Monday, January 2, 2012

The Natural History of Love, by Diane Ackerman

This book is very flawed. 

Ackerman contradicts herself about how the Old Testament god loved (in one passage it's unconditionally, a hundred pages later it's only if you've proven yourself worthy); she's only interested in heterosexual desire; her parental gender roles are set in stone (and in the 1950s); she gets the origin myth of the narcissus wrong; she messes up the chronology of the plot of Hamlet; she uses Pyramus and Thisbe as an example of a tragic romantic couple, when anyone who's ever seen a good production of Midsummer will go into a helpless giggling fit at the phrase "Ninus' tomb"; and she occasionally writes sentences like, "Why do we need a duvet cover for the warm, rich, feather comforter of sensuality?"

These are problems. The sloppy ones are especially problematic because they cast retrospective doubt on the research done for the first section, which is the history of love, sexuality, and marriage throughout the Western world, and which is really quite fascinating. I enjoyed this first third of the book very much, but later wondered about it once I'd seen that she couldn't even be bothered to glance back at Hamlet and find out if "Get thee to a nunnery" comes before or after "Lady, shall I lie in your lap?"

But it went off the rails for me entirely in the middle section, which she fills with:

1.  Six pages about how a woman's hair is the only secondary sexual characteristic which matters, and that the longer and more wild the hair is (how much like Diane Ackerman's it is, in other words; this whole middle section is all about her personal experiences) the more sensual a woman is, that cutting off a woman's hair desexualizes her, and how women with children cut off their hair to signal that they are no longer sexually available. Ohhh-kay. Setting aside that this book was written in 1994, before the widespread development of the pixie haircut, some women (like me, showing my own bias here) have always looked better with shorter hair, and what about the exposure of the neck? Ackerman never once, in the entire book, mentions the neck as an erogenous zone. She's too busy talking about the times she's been considered dangerously erotic and womanly because of her hair. 

2. Twenty-two pages (fully 7% of the book) about women and horses. Ackerman claims that all little girls not only go through a phase of being wild about horses but that all little girls have access to horses recreationally. Seriously. She looks back on her privileged Pennsylvania childhood and is incapable of thinking that a different type of childhood exists. And then we get 22 pages about having a big sweaty animal between one's legs (yeah, yeah, we've all read "Jane Austen and the Masturbating Girl", this is not news) and how every eight-year-old girl wants this (ewww) and how every eight-year-old girl can just buy jodhpurs and riding boots and head down to her local stable. I don't know, maybe it would be interesting to a woman who did have a passionate relationship with horses in her childhood. I have never cared about horses one way or the other. Ackerman does say that given her age, there were no sports really available for girls when she was growing up, so she turned to horses.

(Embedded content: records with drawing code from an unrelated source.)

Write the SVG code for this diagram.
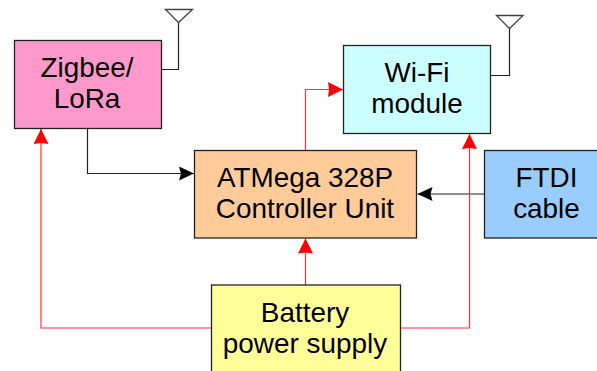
<svg xmlns="http://www.w3.org/2000/svg" width="597" height="371" viewBox="0 0 597 371">
<style>
.box{stroke:#222;stroke-width:1.3}
.lbl{font-family:"Liberation Sans",Arial,sans-serif;font-size:27.9px;fill:#000;text-anchor:middle}
.k{fill:none;stroke:#222;stroke-width:1.2}
.r{fill:none;stroke:#f33;stroke-width:1.2}
.ant{fill:#fff;stroke:#444;stroke-width:1.3}
</style>
<defs>
<marker id="ah-k" markerUnits="userSpaceOnUse" markerWidth="15" markerHeight="14" refX="15" refY="7" orient="auto"><path d="M0 0L15 7L0 14L2 7Z" fill="#000"/></marker>
<marker id="ah-r" markerUnits="userSpaceOnUse" markerWidth="15" markerHeight="15" refX="15" refY="7.5" orient="auto"><path d="M0 0L15 7.5L0 15L1 7.5Z" fill="#f00"/></marker>
</defs>
<rect width="597" height="371" fill="#fff"/>
<g id="connectors">
<path class="k" d="M87.500 128V173.500H194" marker-end="url(#ah-k)"/>
<path class="k" d="M484 194H417.500" marker-end="url(#ah-k)"/>
<path class="r" d="M211 328H41V129" marker-end="url(#ah-r)"/>
<path class="r" d="M305.500 150V89.500H343" marker-end="url(#ah-r)"/>
<path class="r" d="M305.500 285V238.500" marker-end="url(#ah-r)"/>
<path class="r" d="M400 328H469.500V134" marker-end="url(#ah-r)"/>
<path class="k" d="M161.500 69.500H178.500V22.500"/>
<path class="k" d="M491 75.500H509.500V28.500"/>
</g>
<g id="antenna-zigbee"><path class="ant" d="M165.500 9.500H192.500L178.500 22.500Z"/></g>
<g id="antenna-wifi"><path class="ant" d="M496.500 15.500H523L509.500 28.500Z"/></g>
<g id="zigbee"><rect class="box" x="14.500" y="40.500" width="147" height="88" fill="#f9c"/>
<text class="lbl" x="87" y="77">Zigbee/</text><text class="lbl" x="87" y="108">LoRa</text></g>
<g id="wifi"><rect class="box" x="343.500" y="45.500" width="147" height="88" fill="#cff"/>
<text class="lbl" x="417" y="82">Wi-Fi</text><text class="lbl" x="417" y="113">module</text></g>
<g id="controller"><rect class="box" x="194.500" y="150.500" width="222" height="87.500" fill="#fc9"/>
<text class="lbl" x="305" y="187">ATMega 328P</text><text class="lbl" x="305" y="218">Controller Unit</text></g>
<g id="ftdi"><rect class="box" x="484.500" y="150.500" width="120" height="87.500" fill="#9cf"/>
<text class="lbl" x="546.500" y="187">FTDI</text><text class="lbl" x="546.500" y="218">cable</text></g>
<g id="battery"><rect class="box" x="211.500" y="285" width="189" height="95" fill="#ff9"/>
<text class="lbl" x="305" y="322">Battery</text><text class="lbl" x="305" y="353">power supply</text></g>
</svg>
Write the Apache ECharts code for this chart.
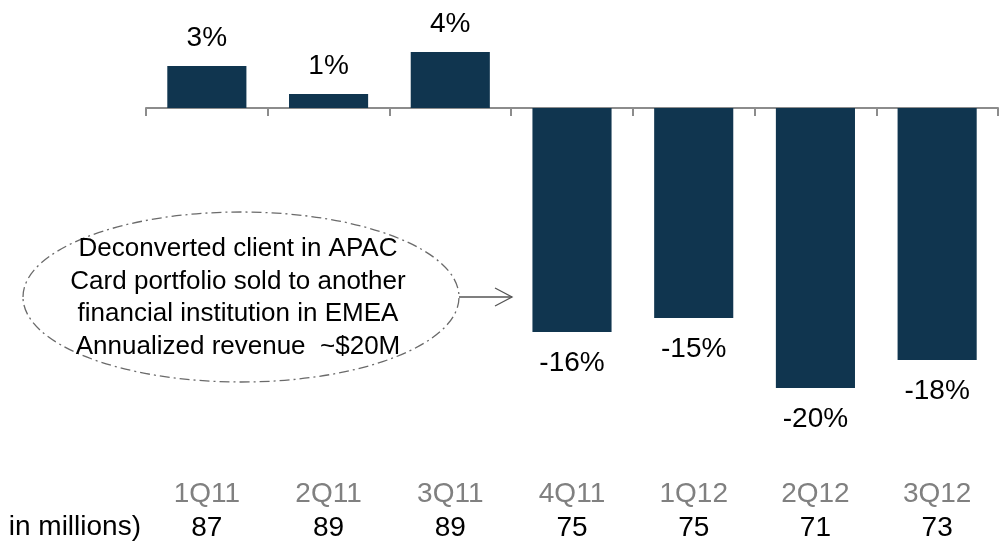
<!DOCTYPE html>
<html>
<head>
<meta charset="utf-8">
<script src="https://cdn.jsdelivr.net/npm/echarts@6/dist/echarts.min.js"></script>
<style>
  html, body { margin: 0; padding: 0; background: #fff; }
  #chart { width: 1000px; height: 544px; }
</style>
</head>
<body>
<div id="chart"></div>
<script>
// quarters on the x axis
const quarters = ['1Q11', '2Q11', '3Q11', '4Q11', '1Q12', '2Q12', '3Q12']
// year-over-year change, %
const growth = [3, 1, 4, -16, -15, -20, -18]
// revenue row under the labels
const revenue = [87, 89, 89, 75, 75, 71, 73]
const revenueTitle = 'in millions)'
const noteLines = [
  'Deconverted client in APAC',
  'Card portfolio sold to another',
  'financial institution in EMEA',
  'Annualized revenue  ~$20M'
]

const font = "'Liberation Sans', Arial, sans-serif"
const chart = echarts.init(document.getElementById('chart'))

const option = {
  animation: false,
  grid: { left: 146, right: 2, top: 38, bottom: 86 },
  xAxis: [
    {
      type: 'category',
      data: quarters,
      position: 'bottom',
      axisLine: { onZero: true, lineStyle: { color: '#8c8c8c', width: 2 } },
      axisTick: { show: true, length: 8, lineStyle: { color: '#8c8c8c', width: 2 } },
      axisLabel: { show: false }
    },
    {
      type: 'category',
      data: quarters,
      position: 'bottom',
      axisLine: { show: false, onZero: false },
      axisTick: { show: false },
      axisLabel: {
        interval: 0,
        margin: 19,
        formatter: function (value, index) {
          return '{q|' + value + '}\n{n|' + revenue[index] + '}'
        },
        rich: {
          q: { color: '#808080', fontSize: 28, fontFamily: font, lineHeight: 34 },
          n: { color: '#000', fontSize: 28, fontFamily: font, lineHeight: 34 }
        }
      }
    }
  ],
  yAxis: {
    type: 'value',
    min: -25,
    max: 5,
    show: false,
    splitLine: { show: false }
  },
  series: [
    {
      type: 'bar',
      xAxisIndex: 0,
      data: growth,
      barCategoryGap: '35%',
      itemStyle: { color: '#10354f' },
      label: {
        show: true,
        position: 'top',
        distance: 14,
        color: '#000',
        fontSize: 28,
        fontFamily: font,
        formatter: function (p) { return p.value + '%' }
      }
    }
  ],
  graphic: [
    {
      type: 'text',
      x: 141,
      y: 527,
      style: {
        text: revenueTitle,
        fill: '#000',
        font: '28px ' + font,
        textAlign: 'right',
        textVerticalAlign: 'middle'
      }
    },
    {
      type: 'ellipse',
      shape: { cx: 241, cy: 297, rx: 218, ry: 85 },
      style: { fill: 'none', stroke: '#6a6a6a', lineWidth: 1.3, lineDash: [10, 4, 2, 4] }
    },
    {
      type: 'text',
      x: 238,
      y: 298,
      style: {
        text: noteLines.join('\n'),
        fill: '#000',
        font: '26px ' + font,
        lineHeight: 32.5,
        textAlign: 'center',
        textVerticalAlign: 'middle'
      }
    },
    {
      type: 'line',
      shape: { x1: 459, y1: 297, x2: 512, y2: 297 },
      style: { stroke: '#555', lineWidth: 1.3 }
    },
    {
      type: 'polyline',
      shape: { points: [[495, 288], [512, 297], [495, 306]] },
      style: { stroke: '#555', lineWidth: 1.3, fill: 'none' }
    }
  ]
}

// negative bars get their labels underneath
option.series[0].data = growth.map(function (v) {
  return v < 0 ? { value: v, label: { position: 'bottom', distance: 17 } } : v
})

chart.setOption(option)
</script>
</body>
</html>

But a better use of page space would have been a couple about horses and then a lot more about what exercise and sport in general means for girls coming into their sexuality and their bodies. The book at this point was rapidly turning into "Diane Ackerman's Personal History of Love and No One Else's".

3. Ten pages about the Indy 500, because all men love is cars. And only men love cars. Also, Diane Ackerman gets leered at by drunk men a lot, because her breasts are so amazing. After the horses, and because I adore my car and adore driving, I skimmed this part. 

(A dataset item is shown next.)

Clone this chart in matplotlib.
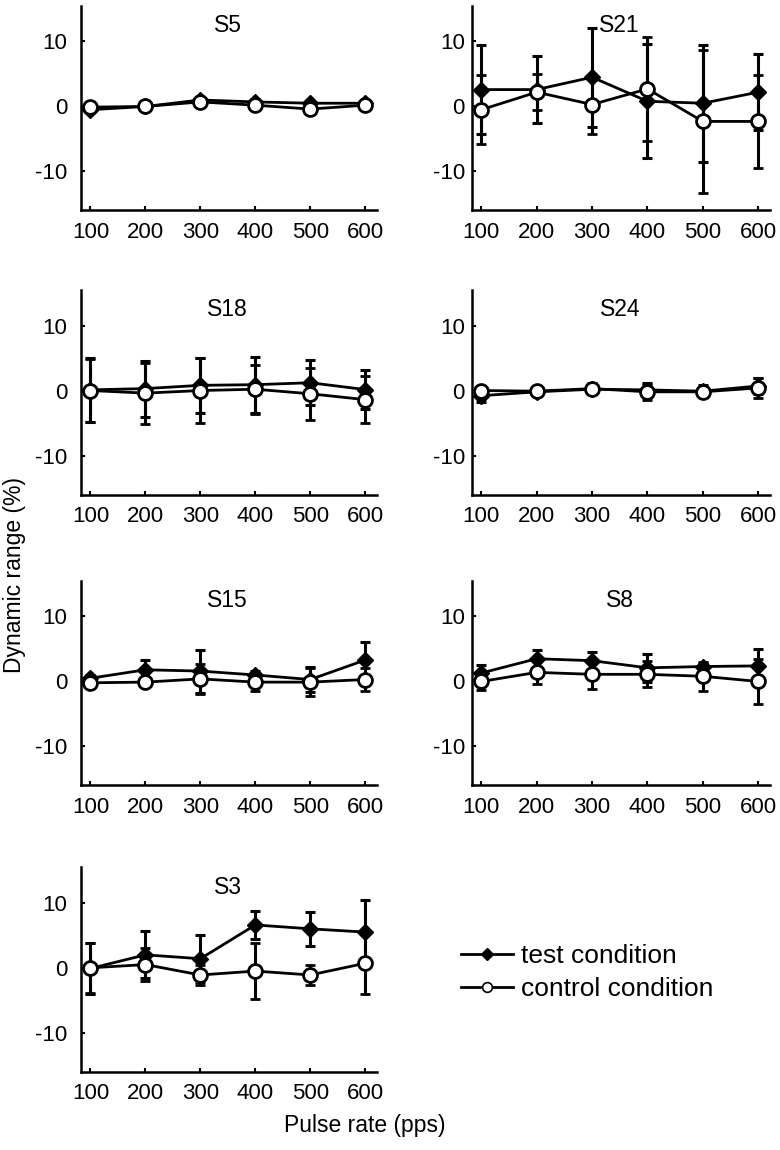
import matplotlib
matplotlib.use("Agg")
import matplotlib.pyplot as plt
from matplotlib.lines import Line2D

plt.rcParams['font.family'] = ['Liberation Sans', 'DejaVu Sans']
plt.rcParams['axes.unicode_minus'] = False

rates = [100, 200, 300, 400, 500, 600]
subjects = ['S5', 'S21', 'S18', 'S24', 'S15', 'S8', 'S3']

# test condition (filled diamonds): mean and error
test_mean = {
    'S5':  [-0.5, 0.0, 1.0, 0.7, 0.5, 0.5],
    'S21': [2.6, 2.6, 4.5, 0.8, 0.5, 2.2],
    'S18': [0.1, 0.3, 0.8, 0.9, 1.2, 0.15],
    'S24': [-0.8, -0.2, 0.2, 0.1, -0.1, 0.7],
    'S15': [0.5, 1.8, 1.6, 1.0, 0.3, 3.3],
    'S8':  [1.3, 3.5, 3.2, 2.1, 2.3, 2.4],
    'S3':  [-0.1, 2.0, 1.4, 6.6, 6.0, 5.5],
}
test_err = {
    'S5':  [0.4, 0.4, 0.5, 0.4, 0.4, 0.4],
    'S21': [6.9, 5.1, 7.6, 8.8, 9.0, 5.8],
    'S18': [4.9, 4.3, 4.2, 4.3, 3.5, 3.0],
    'S24': [1.0, 0.5, 0.8, 1.1, 0.9, 1.3],
    'S15': [0.5, 1.5, 3.3, 0.6, 1.9, 2.7],
    'S8':  [1.3, 1.3, 1.4, 2.2, 0.5, 2.6],
    'S3':  [3.9, 3.6, 3.6, 2.1, 2.6, 5.0],
}
# control condition (open circles): mean and error
ctrl_mean = {
    'S5':  [-0.1, 0.0, 0.7, 0.2, -0.4, 0.2],
    'S21': [-0.5, 2.2, 0.3, 2.7, -2.3, -2.3],
    'S18': [0.0, -0.4, 0.0, 0.2, -0.5, -1.4],
    'S24': [0.0, -0.1, 0.3, -0.2, -0.2, 0.4],
    'S15': [-0.2, -0.1, 0.4, -0.1, -0.1, 0.3],
    'S8':  [0.0, 1.4, 1.1, 1.1, 0.8, 0.0],
    'S3':  [0.0, 0.5, -1.1, -0.5, -1.1, 0.7],
}
ctrl_err = {
    'S5':  [0.4, 0.4, 0.4, 0.4, 0.4, 0.4],
    'S21': [5.3, 2.8, 4.5, 8.0, 11.0, 7.2],
    'S18': [4.8, 4.7, 5.0, 3.8, 4.0, 3.6],
    'S24': [0.6, 0.6, 0.9, 1.2, 0.8, 1.5],
    'S15': [0.4, 0.4, 2.3, 1.3, 2.1, 1.7],
    'S8':  [1.3, 1.8, 2.3, 2.0, 2.2, 3.4],
    'S3':  [3.8, 2.5, 1.5, 4.3, 1.6, 4.7],
}

fig = plt.figure(figsize=(7.8, 11.5), dpi=100)

col_x = [0.104, 0.605]
col_w = [0.379, 0.382]
row_y = [0.817, 0.570, 0.317, 0.068]
h = 0.178

for i, s in enumerate(subjects):
    r, c = divmod(i, 2)
    ax = fig.add_axes([col_x[c], row_y[r], col_w[c], h])
    ax.errorbar(rates, test_mean[s], yerr=test_err[s], color='black', lw=2.0,
                elinewidth=2.2, capsize=3.6, capthick=2.2, marker='D', ms=8,
                mfc='black', mec='black', zorder=2)
    ax.errorbar(rates, ctrl_mean[s], yerr=ctrl_err[s], color='black', lw=2.0,
                elinewidth=2.2, capsize=3.6, capthick=2.2, marker='o', ms=10,
                mfc='white', mec='black', mew=2.0, zorder=3)
    ax.set_xlim(83, 621)
    ax.set_ylim(-16, 15.5)
    ax.set_xticks(rates)
    ax.set_yticks([-10, 0, 10])
    ax.spines['top'].set_visible(False)
    ax.spines['right'].set_visible(False)
    ax.spines['left'].set_linewidth(1.8)
    ax.spines['bottom'].set_linewidth(1.8)
    ax.tick_params(direction='in', length=3, width=1.5, labelsize=16)
    ax.tick_params(axis='x', pad=8)
    ax.tick_params(axis='y', pad=10 if c == 0 else 5)
    ax.text(350, 12.4, s, ha='center', va='center', fontsize=16.5)

handles = [
    Line2D([], [], color='black', lw=2.0, marker='D', ms=6, mfc='black'),
    Line2D([], [], color='black', lw=2.0, marker='o', ms=7, mfc='white', mew=1.2),
]
fig.legend(handles, ['test condition', 'control condition'], loc='upper left',
           bbox_to_anchor=(0.56, 0.2), frameon=False, fontsize=19,
           handlelength=2.0, handletextpad=0.3, labelspacing=0.35)

fig.text(0.019, 0.5, 'Dynamic range (%)', rotation=90, ha='center', va='center',
         fontsize=16.5)
fig.text(0.468, 0.021, 'Pulse rate (pps)', ha='center', va='center', fontsize=16.5)

fig.savefig('out.png', dpi=100)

4. Four pages about flying in dreams and how wonderful it is and always about sex. Some of us are terrified of heights and only dream about falling, never flying, and I am just going to leave that in the hands of Freud. 


These issues made me as angry as they did because the book really had potential. When Ackerman isn't going off the rails with duvet metaphors, she writes quite well, and like I said, the first third of the book was fascinating, until I started doubting the research. And it read quite quickly, and was often hard to put down. But she just comes at it far too much as if it were a memoir, instead of a piece of reportage. She tacks on a bit about pets at the end, and it's immediately obvious she's never had one in her life; after the pages and pages rhapsodizing about the bond between women and horses, the best she can say about a cat or dog is that its owner is holding it prisoner and what seems to be the pet's love is just Stockholm Syndrome. For heaven's sake.

So, alas, this book frustrated and irritated me, and yet it's not badly written, and the idea of a book on this topic pleases me. I imagine that there are probably better ones out there. 

Next up: I Am Half-Sick of Shadows, by Alan Bradley. Yes, I recently read a Flavia de Luce book, but this is my EarlyReviewers one, and those get priority. 

1 comment:

  1. Confessional nonfiction strikes again--I'm not reading this one!

    I was a horse-crazy girl-child, and horses were about speed and power and running and wide open spaces and going FAST. Ackerman's horses probably snickered about her under their breath.